My eggplant is doing well. It had been chewed on by some creature, but seems to have thrived despite that. A few of the eggplant seedlings have survived, but remain in their humble egg carton. My one disappointment is that one of my sweet one hundreds is looking quite “peak-ed,” and we’ll have to replace it with a more hearty plant. And the sweet one hundreds are my favorite!
I provided something on which the peas and cucumbers can climb, so they’re happy campers. (They're hiding behind the bichon frise marker that Sam's girlfriend gave me for Mother's Day.) In addition to the red bell pepper, I planted a miniature sweet pepper. At the end of the garden, I planted some too-mature basil, which isn’t really doing all that well. And, in fact, I think I’m due for a pesto, so will just harvest those leaves and plant something else in their place.
The most exciting thing in the garden, however, is the seedlings, which have sprouted. The radishes came up with lightening speed. I’ve already thinned them once and should do it again, though I probably won't. The lettuce is doing very nicely. The carrots—for which I had lost all hope, thinking I had washed the seeds away when watering—have finally peeked out of the ground. And the herb barrel looks wonderful and has been picked at many times. That includes oregano, basil, chive, two kinds of parsley, cilantro, mint and thyme.
Milo has not handled the concept of “fence” well.
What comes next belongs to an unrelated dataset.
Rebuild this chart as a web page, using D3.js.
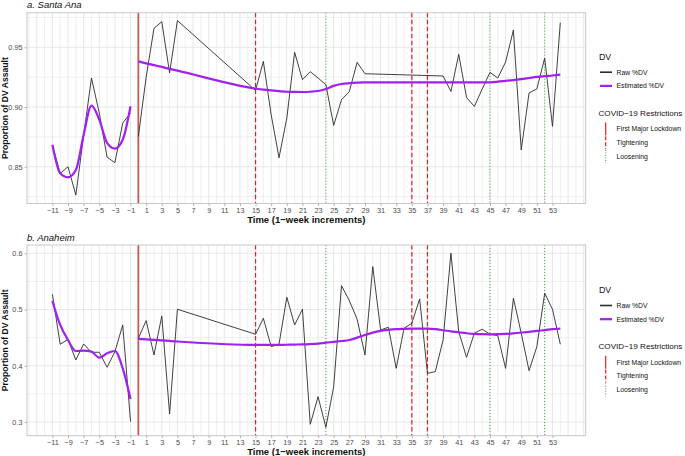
<!DOCTYPE html>
<html><head><meta charset="utf-8">
<script src="https://cdn.jsdelivr.net/npm/d3@7"></script>
<style>body{margin:0;background:#fff;} svg{display:block;font-family:"Liberation Sans",Arial,sans-serif;}</style>
</head><body><svg id="c" width="685" height="456"></svg>
<script>
// ---------- data ----------
const saWeeks = [-11,-10,-9,-8,-7,-6,-5,-4,-3,-2,-1,0,1,2,3,4,5,15,16,17,18,19,20,21,22,23,24,25,26,27,28,29,39,40,41,42,43,44,45,46,47,48,49,50,51,52,53,54];
const saRaw = [0.868,0.8444,0.850,0.8263,0.876,0.9243,0.895,0.858,0.8534,0.8866,0.895,0.8754,0.925,0.9659,0.9715,0.9285,0.9724,0.9139,0.9382,0.8935,0.8575,0.8907,0.9458,0.9229,0.9296,0.9243,0.9187,0.8846,0.9061,0.913,0.9374,0.9279,0.926,0.913,0.9441,0.908,0.9005,0.915,0.929,0.9243,0.9377,0.9645,0.864,0.9118,0.9152,0.941,0.8838,0.9707];
const saEst = [0.8684,0.8445,0.8411,0.8472,0.8768,0.9011,0.8894,0.870,0.8652,0.8726,0.9006,0.9382,0.9366,0.9351,0.9336,0.932,0.9305,0.9155,0.9146,0.9139,0.9133,0.9128,0.9127,0.9126,0.9128,0.9134,0.9151,0.9177,0.9193,0.92,0.9205,0.9207,0.9207,0.9206,0.9206,0.9206,0.9206,0.9206,0.9207,0.9212,0.9219,0.9226,0.9234,0.9243,0.9252,0.9259,0.9264,0.9271];

const anWeeks = [-11,-10,-9,-8,-7,-6,-5,-4,-3,-2,-1,0,1,2,3,4,5,15,16,17,18,19,20,21,22,23,24,25,26,27,28,29,30,31,32,33,34,35,36,37,38,39,40,41,42,43,44,45,46,47,48,49,50,51,52,53,54];
const anRaw = [0.5272,0.4382,0.4471,0.4103,0.4388,0.424,0.424,0.3973,0.4251,0.4726,0.3005,0.4489,0.4803,0.4192,0.4886,0.3142,0.5005,0.456,0.4845,0.434,0.4382,0.5219,0.4726,0.5005,0.2959,0.345,0.2905,0.3628,0.5425,0.5158,0.4827,0.4192,0.5764,0.4637,0.4685,0.3954,0.4667,0.4756,0.5189,0.3866,0.3895,0.4459,0.6002,0.4607,0.415,0.4578,0.465,0.456,0.4536,0.3954,0.5201,0.4578,0.3913,0.434,0.529,0.5005,0.4382];
const anEst = [0.5153,0.4726,0.4459,0.4263,0.4269,0.4251,0.4144,0.4222,0.4263,0.3954,0.3409,0.4477,0.4468,0.4459,0.445,0.4441,0.4432,0.437,0.437,0.437,0.4372,0.4374,0.4377,0.438,0.4386,0.4395,0.4411,0.4425,0.444,0.4459,0.45,0.4548,0.459,0.462,0.4638,0.465,0.4656,0.466,0.4661,0.466,0.465,0.4632,0.4612,0.4596,0.4578,0.4566,0.4561,0.456,0.4562,0.4566,0.4576,0.4589,0.4603,0.462,0.4634,0.465,0.4662];

const lockdownWeeks = [0];
const tighteningWeeks = [15,35,37];
const looseningWeeks = [24,45,52];
const xTickLabels = d3.range(-11,54,2);
const saYTicks = [0.85,0.90,0.95];
const anYTicks = [0.3,0.4,0.5,0.6];
const panelTitles = ["a. Santa Ana","b. Anaheim"];

// ---------- drawing ----------
const svg = d3.select("#c");
const C = {raw:"#2b2b2b", est:"#a020f0", lock:"#c85a54", tight:"#ee1c1c", loose:"#3aa83a", grid:"#e4e4e4", border:"#c9c9c9", text:"#4d4d4d"};
const L = 27, R = 585.7;

function panel(cfg){
  const g = svg.append("g");
  const x = d3.scaleLinear().domain([-14.25,57.25]).range([L,R]);
  const y = d3.scaleLinear().domain(cfg.yDom).range([cfg.bottom,cfg.top]);
  // grid
  const xg = d3.range(-14,58,1);
  g.selectAll(".vx").data(xg).join("line")
    .attr("x1",d=>x(d)).attr("x2",d=>x(d)).attr("y1",cfg.top).attr("y2",cfg.bottom)
    .attr("stroke",C.grid).attr("stroke-width",d=>Math.abs(d%2)===1?0.9:0.6);
  g.selectAll(".hy").data(cfg.yGrid).join("line")
    .attr("x1",L).attr("x2",R).attr("y1",d=>y(d)).attr("y2",d=>y(d))
    .attr("stroke",C.grid).attr("stroke-width",d=>cfg.yTicks.some(t=>Math.abs(t-d)<1e-9)?0.9:0.6);
  // restriction lines
  g.selectAll(".lk").data(lockdownWeeks).join("line")
    .attr("x1",d=>x(d)).attr("x2",d=>x(d)).attr("y1",cfg.top).attr("y2",cfg.bottom)
    .attr("stroke",C.lock).attr("stroke-width",1.8);
  g.selectAll(".tg").data(tighteningWeeks).join("line")
    .attr("x1",d=>x(d)).attr("x2",d=>x(d)).attr("y1",cfg.top).attr("y2",cfg.bottom)
    .attr("stroke",C.tight).attr("stroke-width",1.2).attr("stroke-dasharray","4.5,2.5");
  g.selectAll(".ls").data(looseningWeeks).join("line")
    .attr("x1",d=>x(d)).attr("x2",d=>x(d)).attr("y1",cfg.top).attr("y2",cfg.bottom)
    .attr("stroke",C.loose).attr("stroke-width",1).attr("stroke-dasharray","1,2");
  // series
  const pts = cfg.weeks.map((w,i)=>({w, raw:cfg.raw[i], est:cfg.est[i]}));
  const groups = [pts.filter(p=>p.w<0), pts.filter(p=>p.w>=0)];
  const rawLine = d3.line().x(p=>x(p.w)).y(p=>y(p.raw));
  const estLine = d3.line().x(p=>x(p.w)).y(p=>y(p.est)).curve(d3.curveMonotoneX);
  groups.forEach(gr=>{
    g.append("path").attr("d",rawLine(gr)).attr("fill","none").attr("stroke",C.raw).attr("stroke-width",0.9);
  });
  groups.forEach(gr=>{
    g.append("path").attr("d",estLine(gr)).attr("fill","none").attr("stroke",C.est).attr("stroke-width",2.2).attr("stroke-linecap","butt");
  });
  // border
  g.append("rect").attr("x",L).attr("y",cfg.top).attr("width",R-L).attr("height",cfg.bottom-cfg.top)
    .attr("fill","none").attr("stroke",C.border).attr("stroke-width",1);
  // axes
  const xa = g.append("g").attr("transform",`translate(0,${cfg.bottom})`)
    .call(d3.axisBottom(x).tickValues(xTickLabels).tickSize(2.5).tickPadding(2).tickFormat(d3.format("d")));
  xa.select(".domain").remove();
  xa.selectAll("line").attr("stroke","#b3b3b3");
  xa.selectAll("text").attr("fill",C.text).attr("font-size","7.3px").attr("font-family","Liberation Sans, Arial, sans-serif");
  const ya = g.append("g").attr("transform",`translate(${L},0)`)
    .call(d3.axisLeft(y).tickValues(cfg.yTicks).tickSize(2.5).tickPadding(2).tickFormat(cfg.yFmt));
  ya.select(".domain").remove();
  ya.selectAll("line").attr("stroke","#b3b3b3");
  ya.selectAll("text").attr("fill",C.text).attr("font-size","7.3px").attr("font-family","Liberation Sans, Arial, sans-serif");
  // titles
  g.append("text").attr("x",L).attr("y",cfg.top-4.5).attr("font-size","9.5px").attr("font-style","italic").attr("fill","#111").text(cfg.title);
  g.append("text").attr("x",(L+R)/2).attr("y",cfg.bottom+19.5).attr("text-anchor","middle").attr("font-size","9.5px").attr("font-weight","bold").attr("fill","#111").text("Time (1\u2212week increments)");
  g.append("text").attr("transform",`translate(5,${(cfg.top+cfg.bottom)/2}) rotate(-90)`).attr("text-anchor","middle").attr("dy","0.35em")
    .attr("font-size","8.6px").attr("font-weight","bold").attr("fill","#111").text("Proportion of DV Assault");
  // legend
  const lg = g.append("g").attr("transform",`translate(599,${cfg.legY})`);
  lg.append("text").attr("x",0).attr("y",0).attr("dy","0.35em").attr("font-size","8.8px").attr("fill","#111").text("DV");
  const dvItems = [{lab:"Raw %DV",col:C.raw,w:1.6},{lab:"Estimated %DV",col:C.est,w:2.2}];
  dvItems.forEach((it,i)=>{
    const yy = 15.5 + i*13.7;
    lg.append("line").attr("x1",1).attr("x2",13).attr("y1",yy).attr("y2",yy).attr("stroke",it.col).attr("stroke-width",it.w);
    lg.append("text").attr("x",17.5).attr("y",yy).attr("dy","0.35em").attr("font-size","6.8px").attr("fill","#111").text(it.lab);
  });
  lg.append("text").attr("x",-0.5).attr("y",56).attr("dy","0.35em").attr("font-size","8.1px").attr("fill","#111")
    .text("COVID\u221219 Restrictions");
  const cvItems = [{lab:"First Major Lockdown",col:C.tight,dash:null,w:1.2},{lab:"Tightening",col:C.tight,dash:"4,2",w:1.2},{lab:"Loosening",col:C.loose,dash:"1,1.5",w:1}];
  cvItems.forEach((it,i)=>{
    const yy = 72.2 + i*13.8;
    const ln = lg.append("line").attr("x1",6.7).attr("x2",6.7).attr("y1",yy-6.5).attr("y2",yy+6.5).attr("stroke",it.col).attr("stroke-width",it.w);
    if(it.dash) ln.attr("stroke-dasharray",it.dash);
    lg.append("text").attr("x",17.5).attr("y",yy).attr("dy","0.35em").attr("font-size","6.8px").attr("fill","#111").text(it.lab);
  });
}

panel({weeks:saWeeks, raw:saRaw, est:saEst, top:12.7, bottom:203.5, yDom:[0.8192,0.979],
  yTicks:saYTicks, yGrid:[0.825,0.85,0.875,0.9,0.925,0.95,0.975], yFmt:d3.format(".2f"), title:panelTitles[0], legY:56.7});
panel({weeks:anWeeks, raw:anRaw, est:anEst, top:245, bottom:435.7, yDom:[0.2756,0.6148],
  yTicks:anYTicks, yGrid:[0.3,0.35,0.4,0.45,0.5,0.55,0.6], yFmt:d3.format(".1f"), title:panelTitles[1], legY:290});
</script></body></html>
He comes to the fence when I’m inside the garden area and puts his paw through a hole in an effort, I think, to squeeze his body through. He will adjust. Or not. But either way, I’ve learned my fence lesson.
When son Sam was here one day, he found a “peeper” in the yard, which is, no doubt, happy to stay around—though so small we’ll probably never see it again. And while he was here, a cedar wax-wing flew into a mirror that lives outside to capture the occasional practice golf swing. (It has since been turned around to prevent a repeat.) He rescued the poor thing, put him up off the ground (and away from curious felines) and gave him some water. And after 10 or 15 minutes, he very suddenly flew away. I was thrilled as I had pictured him rudely thrown into the garbage can when he didn’t survive.
The back yard and garden are full of living things—plants, animals, insects that eat the eggplant, and insects that aid the eggplant. What a wondrous thing it is.